I’ve discovered Home Assistant a few weeks ago and I really do like the software. I’ve bought a few cheap 433 MHz devices from China. They all use a PT-2262 chip and are supported by RFXCom under the “Lighting4” protocol. Unfortunately, I did not find the existing Home Assistant components really suitable for my sensors, mostly due to how the Lighting4 protocol is handled by the existing components and platform, as well as the pyRFXtrx lib.
That’s why I started to write a “binary_sensor” component running with the rfxtrx platform, in order to better suit my needs. It provides better support for cheap PT-2262 based sensors (motion detection, door/window opening…) and integrates within H.A. with no need for template or configuration tricks).
@Danielhiversen
i think something like this could also be the answer for the doorbell and alarm sensors that only send a ‘on’ and no ‘off’ signal.
How do you feel about this?
Hi @Danielhiversen
I have a working implementation on my repository (“rfxtrx-binary-sensor” branch). I’m using it at home with motion sensors and door sensors.
Of course it’s not ready for a P.R. but I think it’s a good start. I’d be happy if you have some advice about my code and I would gladly help making the code ready for the master branch if you don’t have enough time.
But I understand that I need a binary switch that don’t exist. Is that right ? Is that kind of component in roadmap ?
If not, I’ll go back to Livolo switch, easier to configure.
Hello and thanks for your message. From the link you have included, I guess it’s a touch-sensitive switch that can also be controlled by a remote?

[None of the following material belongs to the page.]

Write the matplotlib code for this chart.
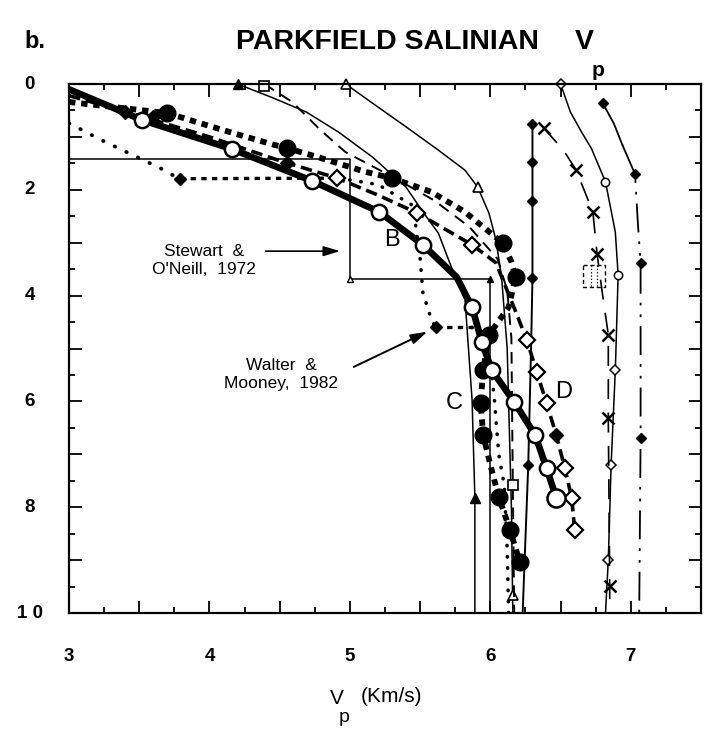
import numpy as np
import matplotlib.pyplot as plt
from matplotlib.patches import Rectangle
from matplotlib.ticker import MultipleLocator

plt.rcParams['font.family'] = ['Liberation Sans', 'DejaVu Sans']

# --- courbes (Vp en km/s, profondeur en km) ---
# trait épais plein, cercles ouverts
thick_v = [3.0, 3.52, 4.16, 4.73, 5.21, 5.52, 5.76, 5.87, 5.94, 6.01, 6.17, 6.32, 6.40, 6.47]
thick_z = [0.1, 0.68, 1.23, 1.83, 2.42, 3.04, 3.65, 4.22, 4.88, 5.41, 6.01, 6.64, 7.26, 7.83]
thick_cv = [3.52, 4.16, 4.73, 5.21, 5.52, 5.87, 5.94, 6.01, 6.17, 6.32, 6.40]
thick_cz = [0.68, 1.23, 1.83, 2.42, 3.04, 4.22, 4.88, 5.41, 6.01, 6.64, 7.26]
thick_end_v = [6.47]
thick_end_z = [7.83]

# tirets épais, gros points noirs
dots_v = [3.0, 3.70, 4.02, 4.21, 4.46, 4.55, 4.77, 5.11, 5.30, 5.58, 5.82, 6.09, 6.15, 6.18,
          6.13, 5.99, 5.95, 5.93, 5.95, 6.00, 6.06, 6.14, 6.21]
dots_z = [0.34, 0.55, 0.81, 0.96, 1.15, 1.21, 1.38, 1.66, 1.78, 2.04, 2.42, 3.01, 3.36, 3.65,
          4.22, 4.74, 5.41, 6.03, 6.64, 7.20, 7.81, 8.43, 9.04]
dots_mv = [3.70, 4.55, 5.30, 6.09, 6.18, 5.99, 5.95, 5.93, 5.95, 6.06, 6.14, 6.21]
dots_mz = [0.55, 1.21, 1.78, 3.01, 3.65, 4.74, 5.41, 6.03, 6.64, 7.81, 8.43, 9.04]

# tirets moyens, losanges (courbe D)
dcurve_v = [3.0, 3.4, 4.0, 4.5, 4.91, 5.2, 5.48, 5.87, 6.04, 6.18, 6.26, 6.33, 6.40, 6.47, 6.53, 6.58, 6.60]
dcurve_z = [0.22, 0.52, 1.0, 1.45, 1.78, 2.1, 2.44, 3.04, 3.38, 4.3, 4.84, 5.44, 6.03, 6.64, 7.26, 7.83, 8.43]
dcurve_ov = [4.91, 5.48, 5.87, 6.26, 6.33, 6.40, 6.53, 6.58, 6.60]
dcurve_oz = [1.78, 2.44, 3.04, 4.84, 5.44, 6.03, 7.26, 7.83, 8.43]
dcurve_fv = [3.4, 3.6, 4.55, 6.47]
dcurve_fz = [0.52, 0.62, 1.5, 6.64]

# Stewart & O'Neill, 1972
so_v = [3.0, 5.0, 5.0, 6.0, 6.0]
so_z = [1.42, 1.42, 3.68, 3.68, 10.0]

# trait fin, triangles pleins
ta_v = [4.2, 4.45, 4.69, 4.92, 5.16, 5.40, 5.51, 5.63, 5.75, 5.82, 5.87, 5.89, 5.89]
ta_z = [0.0, 0.26, 0.53, 0.91, 1.38, 1.95, 2.38, 2.82, 3.65, 4.08, 5.97, 7.83, 10.0]
ta_mv = [4.2, 5.89]
ta_mz = [0.0, 7.83]

# trait fin, triangles ouverts
tb_v = [4.97, 5.16, 5.40, 5.63, 5.82, 5.91, 5.99, 6.04, 6.08, 6.12, 6.15, 6.16]
tb_z = [0.0, 0.36, 0.81, 1.25, 1.63, 1.95, 2.44, 2.95, 3.65, 5.0, 8.0, 10.0]
tb_mv = [4.97, 5.91, 6.16]
tb_mz = [0.0, 1.95, 9.66]

# tirets longs, carrés
e_v = [4.39, 4.59, 4.79, 4.97, 5.3, 5.6, 5.85, 6.05, 6.12, 6.15, 6.16, 6.17]
e_z = [0.0, 0.34, 0.87, 1.29, 1.75, 2.2, 2.7, 3.3, 3.9, 4.8, 7.58, 10.0]
e_mv = [4.39, 6.16]
e_mz = [0.03, 7.58]

# ligne verticale, petits losanges pleins
h_v = [6.30, 6.30, 6.29, 6.27, 6.23]
h_z = [0.75, 3.67, 5.0, 7.2, 10.0]
h_mv = [6.30, 6.30, 6.30, 6.30, 6.27]
h_mz = [0.75, 1.48, 2.21, 3.67, 7.2]

# trait fin, losange ouvert en haut
tc_v = [6.50, 6.57, 6.65, 6.72, 6.82, 6.89, 6.91, 6.89, 6.86, 6.84, 6.82]
tc_z = [0.0, 0.53, 0.91, 1.22, 1.85, 2.8, 3.61, 5.41, 7.2, 9.0, 10.0]
tc_cv = [6.82, 6.91]
tc_cz = [1.85, 3.61]
tc_dv = [6.50, 6.89, 6.86, 6.84]
tc_dz = [0.0, 5.41, 7.2, 9.0]

# tirets avec croix
x_v = [6.38, 6.52, 6.61, 6.73, 6.76, 6.80, 6.84, 6.84, 6.85, 6.85]
x_z = [0.83, 1.25, 1.62, 2.42, 3.21, 4.0, 4.74, 6.32, 9.49, 10.0]
x_mv = [6.38, 6.61, 6.73, 6.76, 6.84, 6.84, 6.85]
x_mz = [0.83, 1.62, 2.42, 3.21, 4.74, 6.32, 9.49]

# trait-point-point, losanges pleins (à droite)
g1_v = [6.80, 6.88, 6.94]
g1_z = [0.36, 0.75, 1.15]
g2_v = [6.94, 7.03, 7.05, 7.07, 7.07, 7.06]
g2_z = [1.15, 1.70, 2.61, 3.38, 6.69, 10.0]
g_mv = [6.80, 7.03, 7.07, 7.07]
g_mz = [0.36, 1.70, 3.38, 6.69]

# Walter & Mooney, 1982
wm1_v = [3.0, 3.2, 3.38, 3.65, 3.79]
wm1_z = [0.74, 1.02, 1.25, 1.59, 1.80]
wm2_v = [3.79, 4.92]
wm2_z = [1.79, 1.78]
wm3_v = [4.92, 5.2, 5.45, 5.50, 5.52, 5.58, 5.61]
wm3_z = [1.78, 1.9, 2.3, 3.3, 3.95, 4.45, 4.6]
wm4_v = [5.61, 5.87]
wm4_z = [4.6, 4.6]
wm5_v = [5.87, 6.0, 6.03, 6.06, 6.1, 6.12, 6.13]
wm5_z = [4.6, 5.2, 6.0, 7.0, 7.6, 8.8, 10.0]
wm_mv = [3.79, 5.61]
wm_mz = [1.80, 4.6]

# petit cadre pointillé
box_v = [6.66, 6.82]
box_z = [3.42, 3.84]
box_in_v = [6.72, 6.76]

ytick_vals = [0, 2, 4, 6, 8, 10]
ytick_labs = ['0', '2', '4', '6', '8', '1 0']
xtick_vals = [3, 4, 5, 6, 7]

fig = plt.figure(figsize=(7.12, 7.33), dpi=100)
ax = fig.add_axes([69 / 712, 1 - 613 / 733, (701 - 69) / 712, (613 - 84) / 733])

k = 'black'
thin = 1.1

ax.plot(so_v, so_z, color=k, lw=thin)
ax.plot([5.0], [3.68], marker='^', ms=5, mfc='white', mec=k, color=k, ls='none')
ax.plot([6.0], [3.68], marker='^', ms=5, color=k, ls='none')

ax.plot(ta_v, ta_z, color=k, lw=thin)
ax.plot(ta_mv, ta_mz, '^', color=k, ms=7, clip_on=False)

ax.plot(tb_v, tb_z, color=k, lw=thin)
ax.plot(tb_mv, tb_mz, '^', mfc='white', mec=k, ms=7, mew=1.2, clip_on=False)

ax.plot(e_v, e_z, color=k, lw=1.4, dashes=(6, 4))
ax.plot(e_mv, e_mz, 's', mfc='white', mec=k, ms=7, mew=1.2, clip_on=False)

ax.plot(h_v, h_z, color=k, lw=1.4)
ax.plot(h_mv, h_mz, 'D', color=k, ms=5)

ax.plot(tc_v, tc_z, color=k, lw=thin)
ax.plot(tc_cv, tc_cz, 'o', mfc='white', mec=k, ms=6, mew=1.1)
ax.plot(tc_dv, tc_dz, 'D', mfc='white', mec=k, ms=5, mew=1.1, clip_on=False)

ax.plot(x_v, x_z, color=k, lw=1.2, dashes=(12, 8))
ax.plot(x_mv, x_mz, 'x', color=k, ms=8, mew=1.8)

ax.plot(g1_v, g1_z, color=k, lw=1.3)
ax.plot(g2_v, g2_z, color=k, lw=1.3, dashes=(16, 5, 1.5, 5, 1.5, 5))
ax.plot(g_mv, g_mz, 'D', color=k, ms=5.5)

ax.plot(wm1_v, wm1_z, color=k, lw=2.8, ls=(0, (0.1, 3.2)), dash_capstyle='round')
ax.plot(wm2_v, wm2_z, color=k, lw=2.4, dashes=(1.6, 1.6))
ax.plot(wm3_v, wm3_z, color=k, lw=2.6, ls=(0, (0.1, 3.0)), dash_capstyle='round')
ax.plot(wm4_v, wm4_z, color=k, lw=2.4, dashes=(1.6, 1.6))
ax.plot(wm5_v, wm5_z, color=k, lw=2.6, ls=(0, (0.1, 3.0)), dash_capstyle='round')
ax.plot(wm_mv, wm_mz, 'D', color=k, ms=6)

ax.add_patch(Rectangle((box_v[0], box_z[0]), box_v[1] - box_v[0], box_z[1] - box_z[0],
                       fill=False, ec=k, lw=1.0, ls=(0, (3, 2))))
for bv in box_in_v:
    ax.plot([bv, bv], box_z, color=k, lw=0.9, ls=':')

ax.plot(dcurve_v, dcurve_z, color=k, lw=2.6, dashes=(3.2, 1.6))
ax.plot(dcurve_ov, dcurve_oz, 'D', mfc='white', mec=k, ms=8, mew=1.6)
ax.plot(dcurve_fv, dcurve_fz, 'D', color=k, ms=7)

ax.plot(dots_v, dots_z, color=k, lw=4.2, dashes=(1.1, 1.0))
ax.plot(dots_mv, dots_mz, 'o', color=k, ms=12)

ax.plot(thick_v, thick_z, color=k, lw=4.8, solid_capstyle='butt')
ax.plot(thick_cv, thick_cz, 'o', mfc='white', mec=k, ms=11, mew=1.8)
ax.plot(thick_end_v, thick_end_z, 'o', mfc='white', mec=k, ms=13, mew=1.8)

# textes et flèches
ax.text(3.96, 3.34, "Stewart  &\nO'Neill,  1972", ha='center', va='center',
        fontsize=12.5, linespacing=1.25)
ax.annotate('', xy=(4.95, 3.16), xytext=(4.38, 3.16),
            arrowprops=dict(arrowstyle='-|>,head_length=1.0,head_width=0.3', color=k, lw=1.2))
ax.text(4.51, 5.5, "Walter  &\nMooney,  1982", ha='center', va='center',
        fontsize=12.5, linespacing=1.25)
ax.annotate('', xy=(5.57, 4.66), xytext=(5.01, 5.37),
            arrowprops=dict(arrowstyle='-|>,head_length=1.0,head_width=0.3', color=k, lw=1.4))
ax.text(5.30, 2.95, 'B', fontsize=17, ha='center', va='center')
ax.text(5.74, 6.03, 'C', fontsize=17, ha='center', va='center')
ax.text(6.52, 5.82, 'D', fontsize=17, ha='center', va='center')

ax.set_xlim(3, 7.5)
ax.set_ylim(10, 0)
ax.xaxis.set_major_locator(MultipleLocator(0.5))
ax.xaxis.set_minor_locator(MultipleLocator(0.25))
ax.yaxis.set_major_locator(MultipleLocator(1))
ax.yaxis.set_minor_locator(MultipleLocator(0.5))
ax.tick_params(which='both', direction='in', top=True, right=True, width=1.3,
               labelbottom=False, labelleft=False)
ax.tick_params(which='major', length=9)
ax.tick_params(which='minor', length=4.5)
for sp in ax.spines.values():
    sp.set_linewidth(1.6)

for xv in xtick_vals:
    ax.text(xv, 10.82, str(xv), ha='center', va='center', fontsize=13.5, fontweight='bold')
for yv, yl in zip(ytick_vals, ytick_labs):
    ax.text(2.72, yv, yl, ha='center', va='center', fontsize=13.5, fontweight='bold')

fig.text(337 / 712, 1 - 699 / 733, 'V', ha='center', va='center', fontsize=15)
fig.text(344 / 712, 1 - 717 / 733, 'p', ha='center', va='center', fontsize=14)
fig.text(392 / 712, 1 - 697 / 733, '(Km/s)', ha='center', va='center', fontsize=15)

fig.text(24 / 712, 1 - 42 / 733, 'b.', ha='left', va='center', fontsize=17, fontweight='bold')
fig.text(236 / 712, 1 - 42 / 733, 'PARKFIELD SALINIAN', ha='left', va='center',
         fontsize=20.5, fontweight='bold')
fig.text(584 / 712, 1 - 42 / 733, 'V', ha='center', va='center',
         fontsize=20.5, fontweight='bold')
fig.text(598 / 712, 1 - 71 / 733, 'p', ha='center', va='center', fontsize=15, fontweight='bold')

fig.savefig('out.png', dpi=100)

If I understand correctly, you want to control your wall switch from home-assistant as well as from the remote, and make home-assistant aware of when you use your remote to set your switch to “on” and “off”?
The switch component is the right one to use, you should have one switch per remote, but I don’t know if the remote commands will be recognized (the switch component lacks proper support for lighting4 command bits).
Also remember there will be no state update on HASS when the physical switch (the one connected to your AC socket) is used directly.